People Do Not Buy Specs. They Buy What the Specs Do for Them.
Let’s be honest. Nobody wakes up excited about eleven temperature control settings. They want to know if your product makes their hair behave before a 7 p.m. dinner. They don’t care about triple-stitched ballistic nylon. They want to know if that backpack can survive TSA, two transfers, and still look good on their Insta story. Snap Snap!
Founders fall in love with features. Customers fall in love with outcomes. And most listings forget to bridge that gap.
Your Product Page Is Not a User Manual. It Is a Hook.

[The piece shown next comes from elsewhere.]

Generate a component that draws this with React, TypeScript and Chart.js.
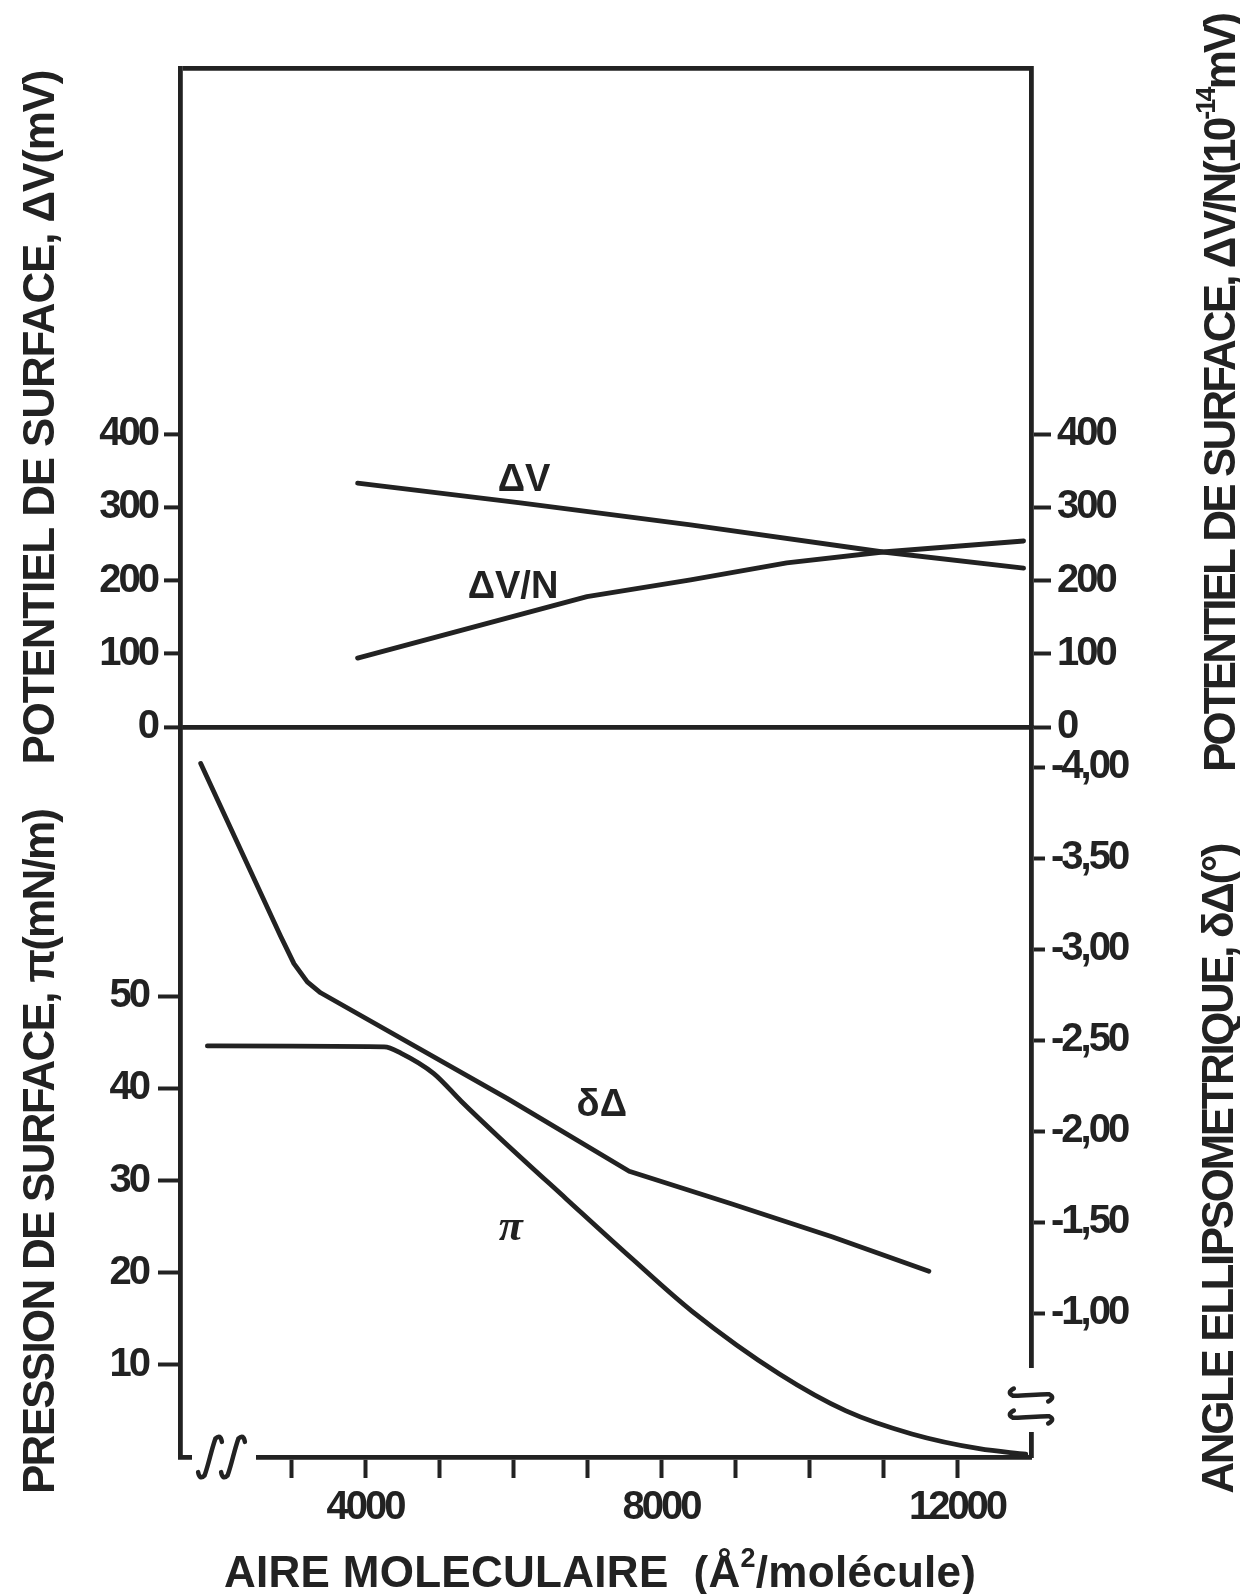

You get five seconds. Maybe less. That is your window. If your first lines read like a lab report, no one is sticking around to find out how great your foam density is. You might as well write “please click away” at the top.

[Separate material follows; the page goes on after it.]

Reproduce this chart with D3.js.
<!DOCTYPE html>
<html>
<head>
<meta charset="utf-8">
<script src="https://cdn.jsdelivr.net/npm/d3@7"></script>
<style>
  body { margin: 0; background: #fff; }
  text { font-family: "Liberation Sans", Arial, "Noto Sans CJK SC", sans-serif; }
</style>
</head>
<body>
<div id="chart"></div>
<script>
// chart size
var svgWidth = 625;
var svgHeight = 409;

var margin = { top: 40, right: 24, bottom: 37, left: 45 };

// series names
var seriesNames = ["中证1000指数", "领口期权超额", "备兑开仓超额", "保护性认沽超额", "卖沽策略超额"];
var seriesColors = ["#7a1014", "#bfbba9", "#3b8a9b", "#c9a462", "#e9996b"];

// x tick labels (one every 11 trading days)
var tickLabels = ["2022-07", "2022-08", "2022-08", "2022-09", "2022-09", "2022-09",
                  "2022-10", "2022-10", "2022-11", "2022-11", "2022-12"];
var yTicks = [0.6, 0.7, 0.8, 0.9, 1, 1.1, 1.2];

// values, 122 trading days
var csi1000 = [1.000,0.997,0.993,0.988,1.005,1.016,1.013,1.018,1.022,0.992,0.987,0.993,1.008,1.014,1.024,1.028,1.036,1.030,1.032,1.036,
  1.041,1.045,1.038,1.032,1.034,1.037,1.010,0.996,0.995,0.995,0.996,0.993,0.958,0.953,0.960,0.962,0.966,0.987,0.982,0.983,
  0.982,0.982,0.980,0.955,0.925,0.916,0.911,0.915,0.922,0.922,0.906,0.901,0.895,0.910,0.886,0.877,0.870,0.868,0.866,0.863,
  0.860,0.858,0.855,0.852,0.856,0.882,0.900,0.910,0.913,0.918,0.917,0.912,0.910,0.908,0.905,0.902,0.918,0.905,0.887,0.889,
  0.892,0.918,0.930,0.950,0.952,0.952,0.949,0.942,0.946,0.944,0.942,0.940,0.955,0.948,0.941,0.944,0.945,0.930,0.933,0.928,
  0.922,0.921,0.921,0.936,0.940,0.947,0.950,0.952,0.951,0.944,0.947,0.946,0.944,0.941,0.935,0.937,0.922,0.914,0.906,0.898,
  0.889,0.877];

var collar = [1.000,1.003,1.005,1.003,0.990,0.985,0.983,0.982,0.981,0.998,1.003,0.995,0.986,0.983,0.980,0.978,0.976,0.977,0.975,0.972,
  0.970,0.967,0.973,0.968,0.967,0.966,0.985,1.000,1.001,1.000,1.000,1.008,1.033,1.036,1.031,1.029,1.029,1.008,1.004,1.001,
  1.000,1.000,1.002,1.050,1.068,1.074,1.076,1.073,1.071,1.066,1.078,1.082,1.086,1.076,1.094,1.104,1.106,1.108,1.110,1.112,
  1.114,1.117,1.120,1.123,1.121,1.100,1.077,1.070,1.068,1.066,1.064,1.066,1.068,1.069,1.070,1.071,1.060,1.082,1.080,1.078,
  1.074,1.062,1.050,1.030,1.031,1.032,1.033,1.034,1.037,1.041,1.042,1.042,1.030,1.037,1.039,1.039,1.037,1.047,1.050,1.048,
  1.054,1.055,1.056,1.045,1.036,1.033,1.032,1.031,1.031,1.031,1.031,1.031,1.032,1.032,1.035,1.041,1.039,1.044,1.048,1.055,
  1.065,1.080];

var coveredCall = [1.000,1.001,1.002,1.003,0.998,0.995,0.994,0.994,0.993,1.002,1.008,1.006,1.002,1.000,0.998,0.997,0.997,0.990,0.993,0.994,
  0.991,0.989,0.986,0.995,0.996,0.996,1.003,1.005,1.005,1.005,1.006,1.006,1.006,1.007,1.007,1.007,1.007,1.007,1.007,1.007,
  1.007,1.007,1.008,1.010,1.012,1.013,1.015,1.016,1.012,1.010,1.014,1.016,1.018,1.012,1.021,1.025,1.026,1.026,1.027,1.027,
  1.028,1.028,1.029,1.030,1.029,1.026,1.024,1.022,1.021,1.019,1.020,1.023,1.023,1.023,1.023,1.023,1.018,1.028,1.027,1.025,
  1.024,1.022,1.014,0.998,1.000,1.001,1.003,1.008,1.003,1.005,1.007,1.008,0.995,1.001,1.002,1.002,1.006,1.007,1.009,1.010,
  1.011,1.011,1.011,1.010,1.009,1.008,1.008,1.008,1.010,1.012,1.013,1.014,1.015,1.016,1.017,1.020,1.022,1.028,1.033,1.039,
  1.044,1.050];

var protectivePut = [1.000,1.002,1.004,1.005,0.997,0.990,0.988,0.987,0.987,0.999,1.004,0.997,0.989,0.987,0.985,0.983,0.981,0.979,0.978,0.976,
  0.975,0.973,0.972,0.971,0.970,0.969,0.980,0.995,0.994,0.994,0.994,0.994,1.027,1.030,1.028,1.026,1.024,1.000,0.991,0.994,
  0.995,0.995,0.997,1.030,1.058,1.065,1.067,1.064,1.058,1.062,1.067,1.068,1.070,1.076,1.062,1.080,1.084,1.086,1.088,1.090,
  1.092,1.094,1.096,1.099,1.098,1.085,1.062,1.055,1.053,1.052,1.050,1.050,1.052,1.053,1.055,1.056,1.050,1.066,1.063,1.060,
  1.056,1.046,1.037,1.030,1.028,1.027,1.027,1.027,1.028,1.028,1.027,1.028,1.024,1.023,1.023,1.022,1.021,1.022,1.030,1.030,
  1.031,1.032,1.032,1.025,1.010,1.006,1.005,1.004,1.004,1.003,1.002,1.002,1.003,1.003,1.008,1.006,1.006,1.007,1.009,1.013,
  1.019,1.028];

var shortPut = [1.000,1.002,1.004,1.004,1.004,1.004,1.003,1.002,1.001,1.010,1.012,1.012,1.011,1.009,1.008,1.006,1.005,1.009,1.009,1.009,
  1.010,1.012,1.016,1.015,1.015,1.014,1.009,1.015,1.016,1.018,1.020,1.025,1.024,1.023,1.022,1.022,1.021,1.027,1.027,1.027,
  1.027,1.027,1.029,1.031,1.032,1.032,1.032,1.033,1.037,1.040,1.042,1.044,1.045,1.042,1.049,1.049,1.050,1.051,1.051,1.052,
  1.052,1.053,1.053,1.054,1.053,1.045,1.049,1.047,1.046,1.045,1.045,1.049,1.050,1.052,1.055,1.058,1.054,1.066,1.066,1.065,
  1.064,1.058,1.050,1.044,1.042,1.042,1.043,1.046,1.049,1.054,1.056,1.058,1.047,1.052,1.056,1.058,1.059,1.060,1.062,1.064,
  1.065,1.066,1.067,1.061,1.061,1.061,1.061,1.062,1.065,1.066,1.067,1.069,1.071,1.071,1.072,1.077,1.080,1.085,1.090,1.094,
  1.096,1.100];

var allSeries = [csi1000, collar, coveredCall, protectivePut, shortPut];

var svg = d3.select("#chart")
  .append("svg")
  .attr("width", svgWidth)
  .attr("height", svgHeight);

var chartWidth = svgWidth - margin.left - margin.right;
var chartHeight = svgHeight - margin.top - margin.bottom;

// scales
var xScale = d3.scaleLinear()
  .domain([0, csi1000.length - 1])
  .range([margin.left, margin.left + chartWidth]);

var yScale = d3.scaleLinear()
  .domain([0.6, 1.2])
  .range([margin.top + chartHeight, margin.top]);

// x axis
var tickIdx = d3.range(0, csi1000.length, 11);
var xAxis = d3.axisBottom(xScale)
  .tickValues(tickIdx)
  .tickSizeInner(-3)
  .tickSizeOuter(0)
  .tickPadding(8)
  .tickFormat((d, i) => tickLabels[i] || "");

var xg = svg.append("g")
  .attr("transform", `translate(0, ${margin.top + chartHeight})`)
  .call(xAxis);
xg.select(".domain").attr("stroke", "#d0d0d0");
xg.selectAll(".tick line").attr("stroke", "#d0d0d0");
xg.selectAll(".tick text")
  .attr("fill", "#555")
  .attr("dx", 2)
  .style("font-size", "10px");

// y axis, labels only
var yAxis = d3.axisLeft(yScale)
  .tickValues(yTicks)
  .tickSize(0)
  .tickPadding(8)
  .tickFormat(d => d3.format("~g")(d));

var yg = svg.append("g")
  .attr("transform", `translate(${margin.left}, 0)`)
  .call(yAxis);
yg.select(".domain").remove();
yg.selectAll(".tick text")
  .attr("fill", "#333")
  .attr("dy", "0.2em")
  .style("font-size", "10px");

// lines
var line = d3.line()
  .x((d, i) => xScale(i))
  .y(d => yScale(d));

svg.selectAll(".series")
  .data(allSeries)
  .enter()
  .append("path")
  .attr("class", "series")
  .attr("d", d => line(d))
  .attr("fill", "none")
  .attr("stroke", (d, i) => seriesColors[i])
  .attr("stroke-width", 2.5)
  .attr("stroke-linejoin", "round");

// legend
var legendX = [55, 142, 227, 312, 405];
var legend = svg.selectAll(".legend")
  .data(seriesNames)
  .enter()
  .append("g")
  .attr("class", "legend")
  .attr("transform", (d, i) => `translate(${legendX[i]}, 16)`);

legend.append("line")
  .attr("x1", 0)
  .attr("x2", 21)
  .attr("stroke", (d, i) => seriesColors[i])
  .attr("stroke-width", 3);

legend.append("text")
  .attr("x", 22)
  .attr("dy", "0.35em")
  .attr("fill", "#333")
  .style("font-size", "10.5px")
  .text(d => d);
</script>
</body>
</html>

A great listing talks like a person. It makes the reader feel something. It is not about what the product is made of. It is about what the product makes you feel like owning.
The Best Listings Sell the Outcome. Not the Object.
We tested this. Two listings. Same product. One listed wattage, voltage, and heating efficiency. The other said, “Heats up in five seconds so you can stop rushing out the door.”
Guess which one outsold the other? By a lot.
People remember what your product promises them. They don’t remember the numbers.

Stop Explaining. Start Creating Obsession.
You are not selling a product. You are selling a feeling. You are selling speed. Relief. Confidence. Calm. Convenience. A moment. And, we all love moments in our lives.
So unless you are trying to win an award for most accurate labeling, stop writing like you are submitting homework. Write like you want someone to fall in love with what they are about to buy.
Because if your product page feels like a user manual, they won’t read it. They will just bounce.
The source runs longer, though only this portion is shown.